I think you may have misunderstand the suggestion. I was not refering to interpolation between the weights during the merge step, although this is a fascinating idea - I'll elaborate below. I was only referring to interpolating already compressed/merged centroids to generate quantiles. This change can be done independently of the centroid merging/compression algorithm. Have a look at the diff - it should make this clearer.

Regarding biasing the merging algorithm to have different heuristics with which to merge the incoming centroids - I tend to think you're correct that any heuristics that do not enforce k-size during the merge function will cause unpredicatible inaccuracies. And it should trivally follow that these heuristics will cause this biased behavior in many datasets. I presume this not an acceptable tradeoff for better accuracy in specific use cases.

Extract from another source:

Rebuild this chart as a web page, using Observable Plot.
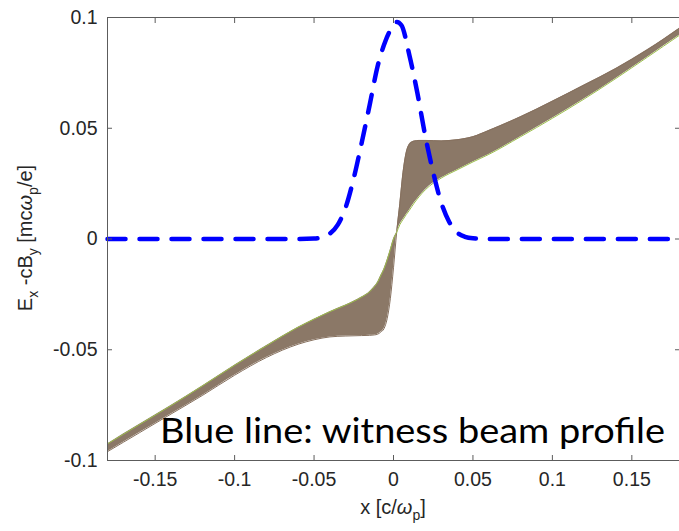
<!DOCTYPE html>
<html><head><meta charset="utf-8">
<script src="https://cdn.jsdelivr.net/npm/d3@7"></script>
<script src="https://cdn.jsdelivr.net/npm/@observablehq/plot@0.6"></script>
<style>body{margin:0;background:#fff} svg{display:block}</style>
</head><body><div id="chart"></div>
<script>
// Field curves (envelope of the family of E_x - cB_y curves)
const xField = [-0.18,-0.16,-0.14,-0.12,-0.10,-0.08,-0.06,-0.05,-0.04,-0.03,-0.02,-0.015,-0.012,-0.010,-0.008,-0.006,-0.004,-0.002,0,0.002,0.004,0.006,0.008,0.010,0.013,0.016,0.02,0.03,0.04,0.05,0.06,0.08,0.10,0.12,0.14,0.16,0.18];
const steepField = [-0.096,-0.0875,-0.079,-0.0705,-0.0615,-0.0535,-0.0475,-0.0455,-0.0442,-0.0438,-0.0436,-0.0435,-0.0433,-0.043,-0.042,-0.0405,-0.036,-0.027,-0.013,0.003,0.016,0.030,0.039,0.0428,0.0442,0.0445,0.0445,0.0443,0.0448,0.0462,0.049,0.0552,0.0622,0.0695,0.077,0.0855,0.0952];
const smoothField = [-0.0925,-0.0838,-0.0752,-0.0662,-0.057,-0.0482,-0.0398,-0.0362,-0.0328,-0.0298,-0.0262,-0.0238,-0.0215,-0.0195,-0.0165,-0.0135,-0.0095,-0.0048,0,0.003,0.0065,0.0088,0.011,0.013,0.0162,0.019,0.0222,0.0275,0.0312,0.0348,0.0382,0.0462,0.0545,0.0632,0.0725,0.0822,0.092];
// Witness beam profile (blue dashed)
const xBeam = [-0.18,-0.06,-0.05,-0.045,-0.04,-0.035,-0.03,-0.025,-0.02,-0.015,-0.01,-0.005,0,0.002,0.005,0.01,0.015,0.02,0.025,0.03,0.035,0.04,0.045,0.05,0.06,0.18];
const beamProfile = [0,0,0.0002,0.0008,0.0025,0.0065,0.0145,0.0275,0.0435,0.0605,0.078,0.0895,0.0965,0.098,0.0965,0.083,0.066,0.0465,0.030,0.0165,0.0078,0.003,0.001,0.0003,0,0];
// Ticks
const xTicks = [-0.15,-0.1,-0.05,0,0.05,0.1,0.15];
const xTickLabels = ["-0.15","-0.1","-0.05","0","0.05","0.1","0.15"];
const yTicks = [-0.1,-0.05,0,0.05,0.1];
const yTickLabels = ["-0.1","-0.05","0","0.05","0.1"];

const field = xField.map((x,i)=>({x, steep: steepField[i], smooth: smoothField[i]}));
const beam = xBeam.map((x,i)=>({x, y: beamProfile[i]}));
const axisColor = "#5c5c5c";

const chart = Plot.plot({
  width: 679, height: 531,
  marginLeft: 107, marginRight: 0, marginTop: 17, marginBottom: 71,
  style: {fontFamily: "'Liberation Sans', Arial, sans-serif", fontSize: "19.5px", color: "#262626", background: "#fff"},
  x: {domain: [-0.18, 0.18], label: null},
  y: {domain: [-0.1, 0.1], label: null},
  marks: [
    Plot.areaY(field, {x: "x", y1: "steep", y2: "smooth", fill: "#8b7867", curve: "monotone-x"}),
    Plot.line(field, {x: "x", y: "steep", stroke: "#86705e", strokeWidth: 1, curve: "monotone-x"}),
    Plot.line(field, {x: "x", y: "smooth", stroke: "#9cbf4c", strokeWidth: 1, curve: "monotone-x"}),
    Plot.line(beam, {x: "x", y: "y", stroke: "#0000ff", strokeWidth: 4.5, strokeDasharray: "18,14", curve: "monotone-x"}),
    Plot.frame({stroke: axisColor}),
    Plot.axisX(xTicks, {anchor: "bottom", tickSize: -5, stroke: axisColor, tickFormat: () => ""}),
    Plot.axisX(xTicks, {anchor: "top", tickSize: -5, stroke: axisColor, tickFormat: () => ""}),
    Plot.axisY(yTicks, {anchor: "left", tickSize: -5, stroke: axisColor, tickFormat: () => ""}),
    Plot.axisY(yTicks, {anchor: "right", tickSize: -5, stroke: axisColor, tickFormat: () => ""}),
    Plot.axisX(xTicks, {anchor: "bottom", tickSize: 0, tickPadding: 12, tickFormat: d => xTickLabels[xTicks.indexOf(d)], fill: "#262626"}),
    Plot.axisY(yTicks, {anchor: "left", tickSize: 0, tickPadding: 10, tickFormat: d => yTickLabels[yTicks.indexOf(d)], fill: "#262626"})
  ]
});
document.getElementById("chart").appendChild(chart);

const svg = d3.select(chart);
// x-axis label
const xl = svg.append("text").attr("x", 393).attr("y", 514).attr("text-anchor", "middle")
  .attr("fill", "#262626").style("font-size", "20px");
xl.append("tspan").text("x [c/");
xl.append("tspan").style("font-style", "italic").text("ω");
xl.append("tspan").attr("dy", 6).style("font-size", "14px").text("p");
xl.append("tspan").attr("dy", -6).text("]");

// y-axis label
const yl = svg.append("text").attr("transform", "translate(32,238) rotate(-90)").attr("text-anchor", "middle")
  .attr("fill", "#262626").style("font-size", "20px");
yl.append("tspan").text("E");
yl.append("tspan").attr("dy", 6).style("font-size", "14px").text("x");
yl.append("tspan").attr("dy", -6).text(" -cB");
yl.append("tspan").attr("dy", 6).style("font-size", "14px").text("y");
yl.append("tspan").attr("dy", -6).text(" [mc");
yl.append("tspan").style("font-style", "italic").text("ω");
yl.append("tspan").attr("dy", 6).style("font-size", "14px").text("p");
yl.append("tspan").attr("dy", -6).text("/e]");

// annotation
svg.append("text").attr("x", 160).attr("y", 443).attr("text-anchor", "start")
  .attr("fill", "#000").style("font-family", "Lato, 'Open Sans', sans-serif").style("font-size", "35px")
  .attr("textLength", 505).attr("lengthAdjust", "spacingAndGlyphs")
  .text("Blue line: witness beam profile");
</script>
</body></html>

One idea that could perhaps make this feasible is adding logic to split the centroids once they become bigger than the optimal k-size. The splitting, in fact, could be done in a way to make the centroids better adhere to the k-size limits as well as offer better flexibility to where new centroids are merged. I suspect this is worth spending some time thinking about.

I'm looking forward to seeing the math for the q(1-q) k-size function/the paper updates. It's very interesting.

tdunning · 2018-06-11T08:05:22Z

On Mon, Jun 11, 2018 at 1:39 AM pyckle ***@***.***> wrote: I think you may have misunderstand the suggestion.

Sounds like I did.

I was not refering to interpolation between the weights during the merge step [but] to interpolating already compressed/merged centroids to generate quantiles.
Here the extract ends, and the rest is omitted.